Am Samstag lesen Onkel Joe und Frau K. aufmerksam die Zeitungsbeilage mit den Inseraten. Onkel Joe ruft bei drei in Frage kommenden Häusern an und vereinbart bei zweien einen Besichtigungstermin. Tags darauf fahren sie bereits zur ersten Adresse.
Als Onkel Joe sieht, dass das Haus noch fast ein Rohbau ist, beginnt sein Heimwerkerherz zu pochen und Frau K. sagt: »Du bist nicht einmal fähig, ein Telefongespräch zu führen. Was sollen wir denn mit einem Rohbau?!«
»Fertigbauen – ich kann das doch. Und wenn mir meine Schwäger helfen, dann können wir im Nu einziehen.«
»Das kommt ja überhaupt nicht in Frage! Dass wir die nächsten Jahre dann auf einer Baustelle leben! Nein aber wirklich nicht!«
Die zweite Adresse wirkt erfolgversprechender. Das schaut ja aus, wie in einem Märchen …
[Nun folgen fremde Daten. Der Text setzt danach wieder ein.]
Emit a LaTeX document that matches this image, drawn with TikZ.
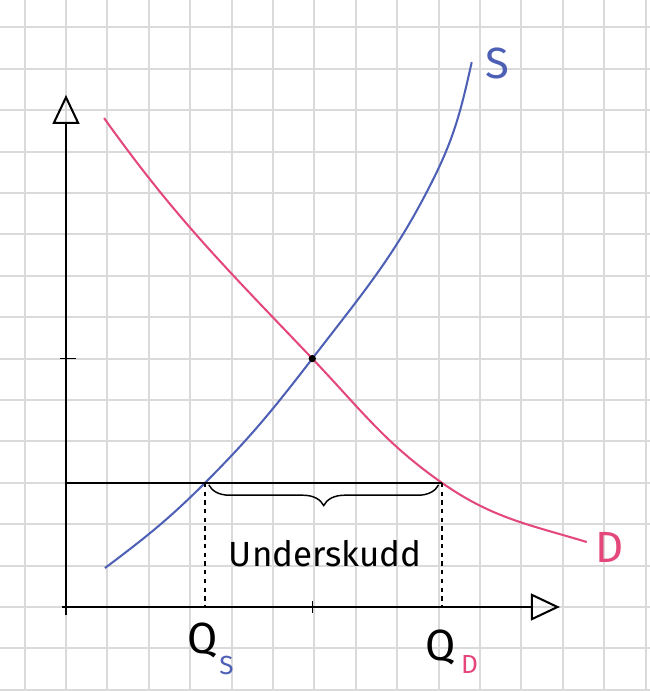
\documentclass[tikz,border=0pt]{standalone}
\usepackage{fontspec}
\setmainfont{Fira Sans}
\usetikzlibrary{arrows.meta,decorations.pathreplacing}
\definecolor{penblue}{RGB}{78,96,182}
\definecolor{penred}{RGB}{228,72,122}
\definecolor{gridgray}{RGB}{218,218,218}

\begin{document}
\begin{tikzpicture}[
	axis/.style={line width=1.5pt, -{Triangle[open,length=7mm,width=6.5mm,line width=1.4pt]}},
	curve/.style={line width=1.4pt},
	guide/.style={line width=1pt},
	biglbl/.style={font=\fontsize{30}{34}\selectfont},
	sublbl/.style={font=\fontsize{18}{20}\selectfont}]
	\useasboundingbox (-1.594,-2.029) rectangle (14.106,14.662);
	\fill[white] (-1.594,-2.029) rectangle (14.106,14.662);
	\draw[gridgray, line width=1.3pt] (-1.594,-2.029) grid (14.106,14.662);
	% axes
	\coordinate (ybot) at (0,-0.2);
	\coordinate (ytop) at (0,12.37);
	\coordinate (xbeg) at (-0.1,0);
	\coordinate (xend) at (11.93,0);
	\draw[axis] (ybot) -- (ytop);
	\draw[axis] (xbeg) -- (xend);
	% points
	\coordinate (E) at (5.95,6);
	\coordinate (p) at (0,3);
	\coordinate (qstop) at (3.36,3);
	\coordinate (qdtop) at (9.08,3);
	\coordinate (qsbot) at (3.36,0);
	\coordinate (qdbot) at (9.08,0);
	\coordinate (bl) at (3.45,2.95);
	\coordinate (br) at (9.0,2.95);
	\coordinate (sbeg) at (0.94,0.94);
	\coordinate (sup) at (8.86,10.31);
	\coordinate (send) at (9.8,13.16);
	\coordinate (dbeg) at (0.92,11.81);
	\coordinate (dend) at (12.58,1.57);
	% curves
	\draw[penblue, curve] (sbeg) to[out=36.9, in=-135] (qstop) to[out=45, in=-127.6] (E)
		to[out=52.4, in=-116.6] (sup) to[out=63.4, in=-102.5] (send);
	\draw[penred, curve] (dbeg) to[out=-54.5, in=133.6] (E) to[out=-46.4, in=145] (qdtop)
		to[out=-35, in=163.3] (dend);
	% shortage
	\draw[guide] (p) -- (qdtop);
	\draw[guide, dashed] (qstop) -- (qsbot) (qdtop) -- (qdbot);
	\draw[guide, decorate, decoration={brace, mirror, amplitude=0.5cm}] (bl) -- (br);
	\draw[guide] (5.95,0.15) -- (5.95,-0.15)
		(-0.15,6) -- (0.25,6);
	\fill (E) circle (2.5pt);
	% labels
	\node[font=\fontsize{24}{28}\selectfont] (gap) at (6.26,1.3) {Underskudd};
	\node[biglbl] (qs) at (3.31,-0.8) {Q};
	\node[sublbl, penblue] (qssub) at (3.88,-1.42) {S};
	\node[biglbl] (qd) at (9.05,-0.97) {Q};
	\node[sublbl, penred] (qdsub) at (9.75,-1.4) {D};
	\node[biglbl, penblue] (slbl) at (10.43,13.14) {S};
	\node[biglbl, penred] (dlbl) at (13.14,1.45) {D};
\end{tikzpicture}
\end{document}
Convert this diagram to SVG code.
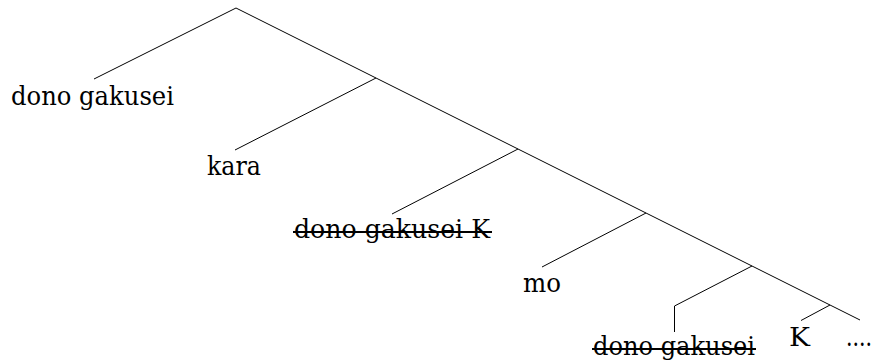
<svg xmlns="http://www.w3.org/2000/svg" width="876" height="362" viewBox="0 0 876 362">
<style>
.t{font-family:'DejaVu Serif','Times New Roman',Times,serif;font-size:26px;fill:#000}
.e{stroke:#000;stroke-width:1;fill:none}
.s{stroke:#000;stroke-width:1.8}
</style>
<rect width="876" height="362" fill="#fff"/>
<g id="connectors">
<path class="e" d="M236,8 L94,79"/>
<path class="e" d="M236,8 L860,320"/>
<path class="e" d="M376,78 L235,150"/>
<path class="e" d="M518,149 L392,214"/>
<path class="e" d="M646,213 L542,267"/>
<path class="e" d="M752,266 L674.5,306 L674.5,332"/>
<path class="e" d="M830,305 L801,320.5"/>
</g>
<g id="n1"><text class="t" x="11" y="105" textLength="163" lengthAdjust="spacingAndGlyphs">dono gakusei</text></g>
<g id="n2"><text class="t" x="207" y="175" textLength="54" lengthAdjust="spacingAndGlyphs">kara</text></g>
<g id="n3"><text class="t" x="294" y="238" textLength="196" lengthAdjust="spacingAndGlyphs">dono gakusei K</text><line class="s" x1="293" y1="232" x2="492" y2="232"/></g>
<g id="n4"><text class="t" x="523" y="291.5" textLength="38" lengthAdjust="spacingAndGlyphs">mo</text></g>
<g id="n5"><text class="t" x="593" y="355" textLength="162" lengthAdjust="spacingAndGlyphs">dono gakusei</text><line class="s" x1="592" y1="349" x2="756" y2="349"/></g>
<g id="n6"><text class="t" x="789" y="346" textLength="21" lengthAdjust="spacingAndGlyphs">K</text></g>
<g id="n7"><text class="t" x="846" y="346" textLength="26" lengthAdjust="spacingAndGlyphs">....</text></g>
</svg>
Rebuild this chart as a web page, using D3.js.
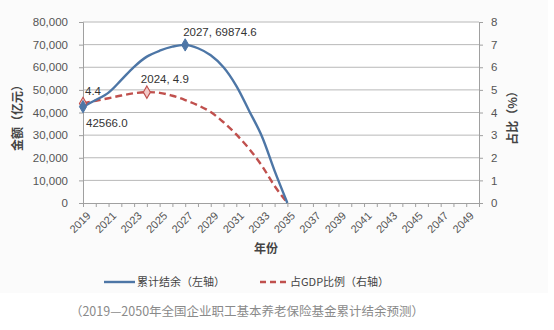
<!DOCTYPE html>
<html>
<head>
<meta charset="utf-8">
<script src="https://cdn.jsdelivr.net/npm/d3@7"></script>
<style>
  html, body { margin: 0; padding: 0; background: #ffffff; }
  svg { display: block; font-family: "Noto Sans CJK SC", "Noto Sans", sans-serif; }
</style>
</head>
<body>
<svg id="chart" width="554" height="330"></svg>
<script>
// Years on the category axis (2019–2050)
const years = d3.range(2019, 2051);
const tickYears = d3.range(2019, 2051, 2);

// Cumulative balance, 100 million yuan (left axis), 2019–2035
const balanceYears = d3.range(2019, 2036);
const balance = [42566.0, 45500, 48800, 54400, 60200, 64700, 67300, 69100, 69874.6,
                 68400, 65300, 60000, 51800, 40800, 29500, 14200, 0];

// Share of GDP, % (right axis), 2019–2035
const gdpShare = [4.4, 4.52, 4.63, 4.75, 4.85, 4.9, 4.87, 4.74, 4.55,
                  4.32, 4.02, 3.57, 3.03, 2.4, 1.65, 0.75, 0];

const leftTicks = d3.range(0, 80001, 10000);
const rightTicks = d3.range(0, 9, 1);

const seriesNames = ["累计结余（左轴）", "占GDP比例（右轴）"];
const caption = "（2019—2050年全国企业职工基本养老保险基金累计结余预测）";

const blue = "#4d76a6";
const red = "#c0504d";
const textColor = "#555";

const svg = d3.select("#chart");

// chart panel
svg.append("rect").attr("x", 0).attr("y", 0).attr("width", 548).attr("height", 293)
  .attr("fill", "#fbfbfb");

const plot = { left: 83, right: 479, top: 22, bottom: 203 };

const x = d3.scalePoint().domain(years).range([plot.left, plot.right]);
const yL = d3.scaleLinear().domain([0, 80000]).range([plot.bottom, plot.top]);
const yR = d3.scaleLinear().domain([0, 8]).range([plot.bottom, plot.top]);

svg.append("rect")
  .attr("x", plot.left).attr("y", plot.top)
  .attr("width", plot.right - plot.left).attr("height", plot.bottom - plot.top)
  .attr("fill", "#ffffff");

// gridlines
svg.append("g")
  .selectAll("line")
  .data(leftTicks.slice(1))
  .join("line")
  .attr("x1", plot.left).attr("x2", plot.right)
  .attr("y1", d => yL(d)).attr("y2", d => yL(d))
  .attr("stroke", "#b8b8b8").attr("stroke-width", 1);

const numFont = "'Liberation Sans', Arial, sans-serif";

// left axis
const gL = svg.append("g").attr("transform", `translate(${plot.left},0)`)
  .call(d3.axisLeft(yL).tickValues(leftTicks).tickSize(4).tickPadding(11)
    .tickFormat(d3.format(",")));
gL.select(".domain").attr("stroke", "#a0a0a0");
gL.selectAll(".tick line").attr("stroke", "#a0a0a0");
gL.selectAll(".tick text").attr("fill", textColor).attr("font-size", 11.5)
  .attr("font-family", numFont);

// right axis
const gR = svg.append("g").attr("transform", `translate(${plot.right},0)`)
  .call(d3.axisRight(yR).tickValues(rightTicks).tickSize(4).tickPadding(8));
gR.select(".domain").attr("stroke", "#a0a0a0");
gR.selectAll(".tick line").attr("stroke", "#a0a0a0");
gR.selectAll(".tick text").attr("fill", textColor).attr("font-size", 11.5)
  .attr("font-family", numFont);

// bottom axis
const gX = svg.append("g").attr("transform", `translate(0,${plot.bottom})`)
  .call(d3.axisBottom(x).tickValues(years).tickSize(4).tickFormat(""));
gX.select(".domain").attr("stroke", "#a0a0a0");
gX.selectAll(".tick line").attr("stroke", "#a0a0a0");

svg.append("g")
  .selectAll("text")
  .data(tickYears)
  .join("text")
  .attr("transform", d => `translate(${x(d) + 3},${plot.bottom + 8}) rotate(-45)`)
  .attr("text-anchor", "end")
  .attr("dy", "0.7em")
  .attr("font-size", 11)
  .attr("font-family", numFont)
  .attr("fill", textColor)
  .text(d => d);

// axis titles
svg.append("text")
  .attr("transform", `translate(22,115) rotate(-90)`)
  .attr("text-anchor", "middle")
  .attr("font-size", 12).attr("font-weight", "bold").attr("fill", "#444")
  .text("金额（亿元）");

svg.append("text")
  .attr("transform", `translate(517,115) rotate(-90)`)
  .attr("text-anchor", "middle")
  .attr("font-size", 12).attr("font-weight", "bold").attr("fill", "#444")
  .text("占比（%）");

svg.append("text")
  .attr("x", 266).attr("y", 253)
  .attr("text-anchor", "middle")
  .attr("font-size", 12).attr("font-weight", "bold").attr("fill", "#444")
  .text("年份");

// series lines
const lineL = d3.line()
  .x((d, i) => x(balanceYears[i]))
  .y(d => yL(d))
  .curve(d3.curveCatmullRom.alpha(0.5));

const lineR = d3.line()
  .x((d, i) => x(balanceYears[i]))
  .y(d => yR(d))
  .curve(d3.curveCatmullRom.alpha(0.5));

svg.append("path").datum(gdpShare)
  .attr("d", lineR).attr("fill", "none")
  .attr("stroke", red).attr("stroke-width", 2.4)
  .attr("stroke-dasharray", "7,4");

svg.append("path").datum(balance)
  .attr("d", lineL).attr("fill", "none")
  .attr("stroke", blue).attr("stroke-width", 2.4);

// markers
const diamond = d3.symbol().type(d3.symbolDiamond).size(44);

const redMarks = [0, 5];
svg.append("g").selectAll("path")
  .data(redMarks)
  .join("path")
  .attr("d", diamond)
  .attr("transform", i => `translate(${x(balanceYears[i])},${yR(gdpShare[i])})`)
  .attr("fill", "#f2c9c8").attr("stroke", red).attr("stroke-width", 1.1);

const blueMarks = [0, 8];
svg.append("g").selectAll("path")
  .data(blueMarks)
  .join("path")
  .attr("d", diamond)
  .attr("transform", i => `translate(${x(balanceYears[i])},${yL(balance[i])})`)
  .attr("fill", blue).attr("stroke", blue);

// data labels
const labels = [
  { t: `${balanceYears[8]}, ${balance[8].toFixed(1)}`, x: x(balanceYears[8]) - 2, y: yL(balance[8]) - 9 },
  { t: `${balanceYears[5]}, ${gdpShare[5].toFixed(1)}`, x: x(balanceYears[5]) - 6, y: yR(gdpShare[5]) - 9 },
  { t: `${gdpShare[0].toFixed(1)}`, x: x(balanceYears[0]) + 2, y: yR(gdpShare[0]) - 8 },
  { t: `${balance[0].toFixed(1)}`, x: x(balanceYears[0]) + 3, y: yL(balance[0]) + 20 }
];
svg.append("g").selectAll("text")
  .data(labels)
  .join("text")
  .attr("x", d => d.x).attr("y", d => d.y)
  .attr("font-size", 11.5).attr("font-family", numFont)
  .attr("fill", "#333")
  .text(d => d.t);

// legend
const legend = svg.append("g");
legend.append("line")
  .attr("x1", 104).attr("x2", 135).attr("y1", 282).attr("y2", 282)
  .attr("stroke", blue).attr("stroke-width", 2.4);
legend.append("text")
  .attr("x", 137).attr("y", 286)
  .attr("font-size", 11).attr("fill", "#444")
  .text(seriesNames[0]);
legend.append("line")
  .attr("x1", 260).attr("x2", 288).attr("y1", 282).attr("y2", 282)
  .attr("stroke", red).attr("stroke-width", 2.4)
  .attr("stroke-dasharray", "6,4");
legend.append("text")
  .attr("x", 290).attr("y", 286)
  .attr("font-size", 11).attr("fill", "#444")
  .text(seriesNames[1]);

// caption
svg.append("text")
  .attr("x", 247).attr("y", 316)
  .attr("text-anchor", "middle")
  .attr("font-size", 12.5).attr("fill", "#8a8a8a")
  .text(caption);
</script>
</body>
</html>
Anna Irene bleibt im Garten eines alten, halb mit Efeu bewachsenen Hauses, während die Erwachsenen es von innen besichtigen. Es liegt einsam am Waldrand, … ein richtiges Hexenhaus.
Ein Imker hat seine Bienenstöcke hier aufgestellt und an einem dicken Ast eines Apfelbaumes hängt eine Schaukel. Jede Menge Blumen und Kräuter überwuchern den Boden oder klettern der Sonne entgegen, um ihre Strahlen besser fangen zu können. Schmetterlinge tanzen über den ihnen zu Füßen liegenden Blütenteppich. Ein alter Zwetschkenbaum hält grüne Früchte zum Reifen Richtung Himmel und verspricht eine gute Ernte. Die Musik, eine Komposition aus Zirpen, Summen, Zwitschern und Rauschen, klingt so friedlich, als könnte man hier alles rundherum vergessen. Der Wind in den Blättern verschluckt die Außenwelt. Aber wenn Anna Irene die Tür des Hauses ansieht, aus der die Erwachsenen gerade kommen, weiß sie, dass sie bald nur mehr mit Angst durch sie gehen könnte. Wenn sie beim Nachhausekommen nicht weiß, wie Frau K. gerade aufgelegt ist. Hier hört mich nicht einmal jemand, wenn ich ganz laut um Hilfe schrei …
»Wir werden das gemeinsam besprechen und ich ruf Sie wieder an«, sagt Onkel Joe zu dem Mann um die Fünfzig, der das Haus verkaufen will.
»Das Töchterl hätt´s sicher gut da. Soviel Freiraum hat sie in der Stadt bestimmt nicht. Und die Natur …«, versucht der Mann zu überreden, doch Frau K. schneidet ihm das Wort ab.
»Wir müssen jetzt wieder fahren. Wir melden uns bei Ihnen. Auf Wiedersehen.«
Der Mann verabschiedet sich auch von Anna Irene und während er ihre Hand noch festhält, sagt er: »Na, dir gefällt es da, stimmts?«
Anna Irene schluckt und nickt und würgt die viel ausführlichere Antwort hinunter. Selbst bei einem »Ja« könnte man hören, wie nahe sie den Tränen ist.
Obwohl die Sommerferien wie jedes Jahr zwei Monate dauern, kommen sie Anna Irene heuer zum ersten Mal lang vor. Da Frau K. arbeitslos und fast immer zuhause ist, fühlt sich Anna Irene ständig kontrolliert und ist froh, wenn Onkel Joe nach der Arbeit noch zu seinen Eltern oder sonstwo hinfährt und sie mitentkommen kann.
Über das Haus wird nicht mehr gesprochen. Auch für den Führerschein lernt Frau K. nicht mehr. Alles scheint dahinzugehen, wie eh und je.
Dann muss Frau K. aufs Arbeitsamt und kommt sehr verändert nach Hause: Sie freut sich.
»Ab Oktober werde ich auch in die Schule gehen. Wie Du. Ich hab vom Arbeitsamt einen Kurs bekommen.« Es ist mehr ein Singen als ein Reden.
Heute ist sie aber ganz komisch … Sie tut so, als wäre sie dann ein richtiges Schulkind, das passt überhaupt nicht zu ihr … Aber vielleicht wird sie dann ja weniger schimpfen, wenn sie selber Hausübungen machen muss?